We have redundant AFS DB servers. You can take one down without causing a service outage as long as the other remains up. To do this safely:

root@afsdb01:~# bos shutdown afsdb01.openstack.org -wait -localauth
root@afsdb01:~# bos status afsdb01.openstack.org -localauth
Instance ptserver, temporarily disabled, currently shutdown.
Instance vlserver, temporarily disabled, currently shutdown.

Then perform your maintenance on afsdb01. When done a reboot will automatically restart the bos service or you can manually restart the openafs-fileserver service:

root@afsdb01:~# service openafs-fileserver start

Finally check that the service is back up and running:

root@afsdb01:~# bos status afsdb01.openstack.org -localauth
Instance ptserver, currently running normally.
Instance vlserver, currently running normally.

Now you can repeat the process against afsdb02.

afs0X.openstack.org

Taking down the actual fileservers is slightly more complicated but works similarly. Basically what we need to do is make sure that either no one needs the RW volumes hosted by a fileserver before taking it down or move the RW volume to another fileserver.

To ensure nothing needs the RW volumes you can hold the various file locks on hosts that publish to AFS and/or remove cron entries that perform vos releases or volume writes.

If instead you need to move the RW volume first step is checking where the volumes live:

root@afsdb01:~# vos listvldb -localauth
VLDB entries for all servers

mirror
    RWrite: 536870934     ROnly: 536870935
    number of sites -> 3
       server afs01.dfw.openstack.org partition /vicepa RW Site
       server afs01.dfw.openstack.org partition /vicepa RO Site
       server afs01.ord.openstack.org partition /vicepa RO Site

We see that if we want to allow write to the mirror volume and take down afs01.dfw.openstack.org we will have to move the volume to one of the other servers:

root@afsdb01:~# screen # use screen as this may take quite some time.
root@afsdb01:~# vos move -id mirror -toserver afs01.ord.openstack.org -topartition vicepa -fromserver afs01.dfw.openstack.org -frompartition vicepa -localauth

When that is done (use listvldb command above to check) it is now safe to take down afs01.dfw.openstack.org while having writers to the mirror volume.

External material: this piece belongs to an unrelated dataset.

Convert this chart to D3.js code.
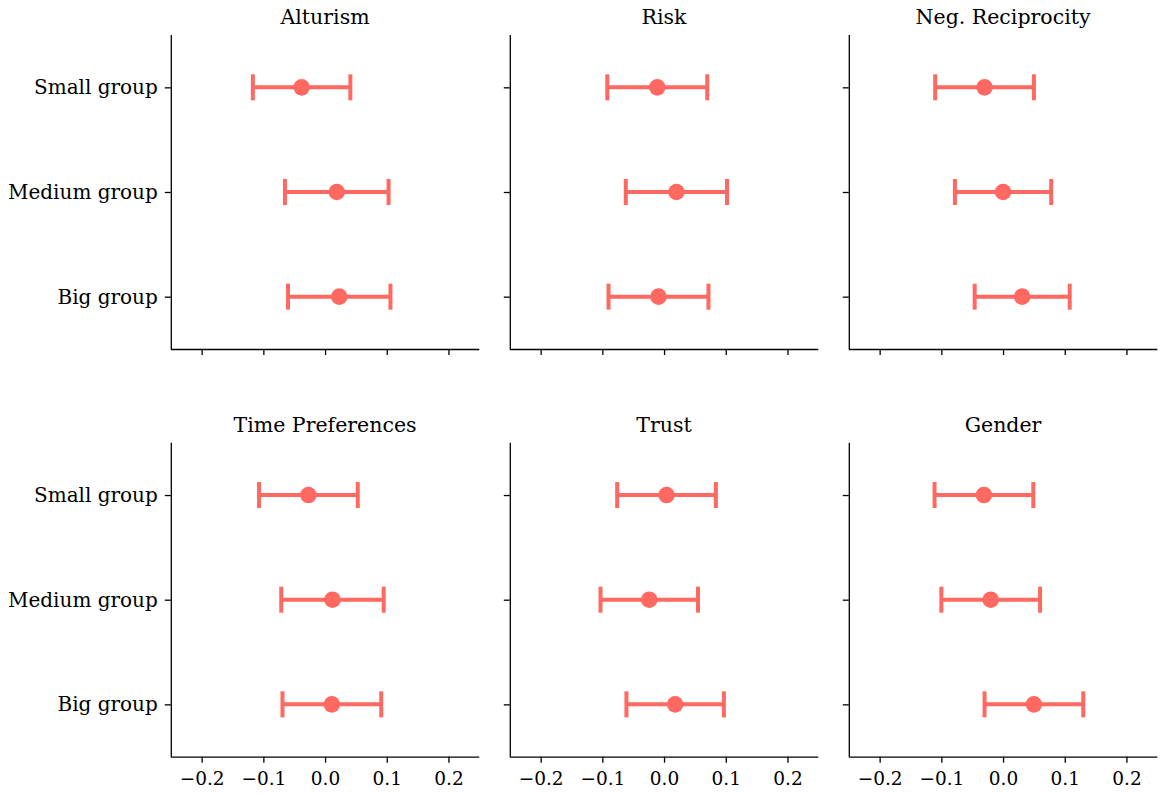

We use the same process as for the db server:

root@afsdb01:~# bos shutdown afs01.dfw.openstack.org -localauth
root@afsdb01:~# bos status afsdb01.dfw.openstack.org -localauth
Auxiliary status is: file server shut down.

Perform maintenance, then restart as above and check the status again:

root@afsdb01:~# bos status afsdb01.dfw.openstack.org -localauth
Auxiliary status is: file server running.